In this context, refugee supporters say a more concerted effort is needed by Greek authorities to engage local communities and compensate for losses in income flowing from the refugee crisis, especially in areas most affected like Lesvos.

Asylum seeking children play football at Skaramangas refugee camp, Athens.

Zoe Holman

Addressing last month’s UN Summit for Refugees and Migrants in New York, Greece’s Prime Minister Alexis Tsipras warned that the ramifications of the biggest refugee crisis since 1945 were not limited to his country.

‘If we fail to support this, the political repercussions will be felt not only in Greece, but everywhere,’ he cautioned. ‘We will give space to nationalistic, xenophobic forces to show their face for the first time since World War II.’

Indeed, noting similar ideological, anti-refugee trends across Europe, campaigners have pointed beyond Greece to the culpability of EU and global political actors in the present impasse.

‘All over Europe racist violence has erupted in the last two years.
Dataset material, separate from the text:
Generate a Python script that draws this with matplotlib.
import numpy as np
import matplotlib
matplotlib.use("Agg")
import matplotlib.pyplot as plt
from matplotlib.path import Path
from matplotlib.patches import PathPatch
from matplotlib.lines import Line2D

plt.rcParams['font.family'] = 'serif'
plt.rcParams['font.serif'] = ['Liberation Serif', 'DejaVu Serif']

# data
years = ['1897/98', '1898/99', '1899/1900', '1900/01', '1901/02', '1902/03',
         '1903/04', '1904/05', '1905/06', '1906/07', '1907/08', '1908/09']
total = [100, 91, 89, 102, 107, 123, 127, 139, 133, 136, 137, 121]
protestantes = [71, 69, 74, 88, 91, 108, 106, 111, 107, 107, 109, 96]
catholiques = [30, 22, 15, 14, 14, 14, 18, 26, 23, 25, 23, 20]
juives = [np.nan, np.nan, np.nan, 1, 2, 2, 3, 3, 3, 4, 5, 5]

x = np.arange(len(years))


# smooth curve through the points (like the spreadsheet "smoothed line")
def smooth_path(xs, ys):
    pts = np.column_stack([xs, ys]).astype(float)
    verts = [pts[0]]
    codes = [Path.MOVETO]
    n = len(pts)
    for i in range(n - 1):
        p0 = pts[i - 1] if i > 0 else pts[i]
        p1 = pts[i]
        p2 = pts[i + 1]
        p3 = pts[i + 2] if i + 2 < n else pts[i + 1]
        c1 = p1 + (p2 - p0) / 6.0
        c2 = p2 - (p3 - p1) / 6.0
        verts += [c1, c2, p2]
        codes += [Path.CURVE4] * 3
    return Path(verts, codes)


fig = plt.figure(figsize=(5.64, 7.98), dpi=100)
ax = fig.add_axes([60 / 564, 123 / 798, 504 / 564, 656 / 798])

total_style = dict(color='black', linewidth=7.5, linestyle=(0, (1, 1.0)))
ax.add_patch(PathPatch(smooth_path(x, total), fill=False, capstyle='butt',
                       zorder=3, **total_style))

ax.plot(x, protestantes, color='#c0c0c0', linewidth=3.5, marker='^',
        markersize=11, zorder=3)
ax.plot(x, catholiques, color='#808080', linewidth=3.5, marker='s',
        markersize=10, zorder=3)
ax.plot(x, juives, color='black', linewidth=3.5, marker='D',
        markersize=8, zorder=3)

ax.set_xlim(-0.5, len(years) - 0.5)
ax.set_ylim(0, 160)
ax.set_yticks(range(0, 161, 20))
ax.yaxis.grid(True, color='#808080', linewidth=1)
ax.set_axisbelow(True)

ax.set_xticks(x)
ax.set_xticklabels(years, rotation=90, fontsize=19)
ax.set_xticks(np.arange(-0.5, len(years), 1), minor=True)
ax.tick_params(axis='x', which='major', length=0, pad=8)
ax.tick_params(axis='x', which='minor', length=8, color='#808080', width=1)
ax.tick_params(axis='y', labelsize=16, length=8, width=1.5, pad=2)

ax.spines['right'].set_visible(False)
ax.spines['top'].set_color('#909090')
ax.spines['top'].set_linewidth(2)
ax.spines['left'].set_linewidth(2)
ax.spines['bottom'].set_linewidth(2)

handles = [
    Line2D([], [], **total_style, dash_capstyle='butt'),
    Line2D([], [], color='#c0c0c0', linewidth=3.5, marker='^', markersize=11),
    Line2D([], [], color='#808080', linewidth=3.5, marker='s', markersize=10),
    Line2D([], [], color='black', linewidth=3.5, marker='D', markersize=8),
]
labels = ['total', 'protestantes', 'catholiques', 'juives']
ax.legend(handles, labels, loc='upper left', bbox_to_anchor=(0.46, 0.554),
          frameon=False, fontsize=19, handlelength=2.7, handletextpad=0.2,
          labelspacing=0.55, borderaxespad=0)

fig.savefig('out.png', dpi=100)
This isn't a “refugee crisis”, but a self-inflicted humanitarian crisis created by EU politics,’ says Alex [pseudonym] from the Germany-based grass-roots solidarity and research collective, Refugee Support, who points to similar recent attacks on refugees in Germany and France.

‘The EU has forced migrants and refugees with their isolation policies to take deathly routes to Europe in order to flee war, hunger and torture… By closing the borders inside the EU and absolutely failing at their relocation programs, tens of thousands of refugees and migrants are caught in limbo in Greece, left on the streets in an extremely vulnerable position.’

The mayor of Lesvos was not available to comment on any measures being taken to protect refugees or intercept extremism.